> GIVEN EXERCISE: From the first line of the data below through the line holding "var svg = d3.select('svg');", output each line exactly and leave the pictures out.

> SUPPLIED MATERIAL:
• • •

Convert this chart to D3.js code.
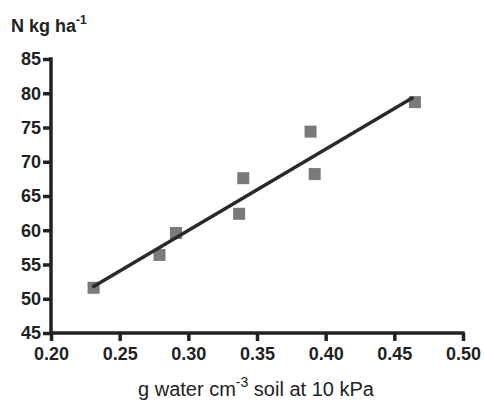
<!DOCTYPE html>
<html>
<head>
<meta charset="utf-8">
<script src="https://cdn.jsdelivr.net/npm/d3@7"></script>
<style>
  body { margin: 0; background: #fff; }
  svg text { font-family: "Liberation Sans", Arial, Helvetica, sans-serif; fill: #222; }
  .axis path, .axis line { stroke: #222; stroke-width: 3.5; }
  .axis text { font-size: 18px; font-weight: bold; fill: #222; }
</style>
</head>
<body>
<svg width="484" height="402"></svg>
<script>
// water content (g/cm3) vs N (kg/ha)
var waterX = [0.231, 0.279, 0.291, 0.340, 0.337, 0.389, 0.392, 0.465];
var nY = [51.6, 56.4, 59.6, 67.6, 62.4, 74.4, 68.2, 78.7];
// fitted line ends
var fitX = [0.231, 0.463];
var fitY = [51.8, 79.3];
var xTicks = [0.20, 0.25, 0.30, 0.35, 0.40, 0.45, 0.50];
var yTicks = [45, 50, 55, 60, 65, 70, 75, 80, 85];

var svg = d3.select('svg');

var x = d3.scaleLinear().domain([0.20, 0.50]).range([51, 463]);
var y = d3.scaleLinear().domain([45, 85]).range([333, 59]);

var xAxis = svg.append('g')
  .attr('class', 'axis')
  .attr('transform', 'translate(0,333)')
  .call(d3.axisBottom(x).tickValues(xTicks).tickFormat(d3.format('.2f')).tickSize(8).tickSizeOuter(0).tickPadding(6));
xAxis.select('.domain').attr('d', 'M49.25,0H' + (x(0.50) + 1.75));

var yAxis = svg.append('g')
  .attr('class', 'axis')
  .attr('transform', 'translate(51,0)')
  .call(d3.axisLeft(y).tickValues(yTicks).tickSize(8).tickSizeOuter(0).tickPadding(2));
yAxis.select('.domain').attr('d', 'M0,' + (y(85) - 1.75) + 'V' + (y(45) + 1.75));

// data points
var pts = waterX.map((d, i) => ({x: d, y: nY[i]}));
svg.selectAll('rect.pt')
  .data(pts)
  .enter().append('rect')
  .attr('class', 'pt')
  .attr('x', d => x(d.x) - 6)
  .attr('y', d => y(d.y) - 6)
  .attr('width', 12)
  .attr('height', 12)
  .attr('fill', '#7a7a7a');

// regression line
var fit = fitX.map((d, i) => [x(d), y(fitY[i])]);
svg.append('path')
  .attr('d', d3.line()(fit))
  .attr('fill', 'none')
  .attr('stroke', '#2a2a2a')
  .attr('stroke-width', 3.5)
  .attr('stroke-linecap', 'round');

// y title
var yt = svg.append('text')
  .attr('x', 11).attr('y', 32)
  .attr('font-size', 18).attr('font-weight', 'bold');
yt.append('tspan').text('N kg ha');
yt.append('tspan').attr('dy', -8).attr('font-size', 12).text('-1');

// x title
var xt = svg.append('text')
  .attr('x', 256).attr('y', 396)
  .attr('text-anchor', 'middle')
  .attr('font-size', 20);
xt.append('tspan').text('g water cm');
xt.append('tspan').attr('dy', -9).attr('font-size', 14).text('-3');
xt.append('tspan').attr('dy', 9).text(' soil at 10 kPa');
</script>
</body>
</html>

• • •

> EXERCISE ANSWER:
Convert this chart to D3.js code.
<!DOCTYPE html>
<html>
<head>
<meta charset="utf-8">
<script src="https://cdn.jsdelivr.net/npm/d3@7"></script>
<style>
  body { margin: 0; background: #fff; }
  svg text { font-family: "Liberation Sans", Arial, Helvetica, sans-serif; fill: #222; }
  .axis path, .axis line { stroke: #222; stroke-width: 3.5; }
  .axis text { font-size: 18px; font-weight: bold; fill: #222; }
</style>
</head>
<body>
<svg width="484" height="402"></svg>
<script>
// water content (g/cm3) vs N (kg/ha)
var waterX = [0.231, 0.279, 0.291, 0.340, 0.337, 0.389, 0.392, 0.465];
var nY = [51.6, 56.4, 59.6, 67.6, 62.4, 74.4, 68.2, 78.7];
// fitted line ends
var fitX = [0.231, 0.463];
var fitY = [51.8, 79.3];
var xTicks = [0.20, 0.25, 0.30, 0.35, 0.40, 0.45, 0.50];
var yTicks = [45, 50, 55, 60, 65, 70, 75, 80, 85];

var svg = d3.select('svg');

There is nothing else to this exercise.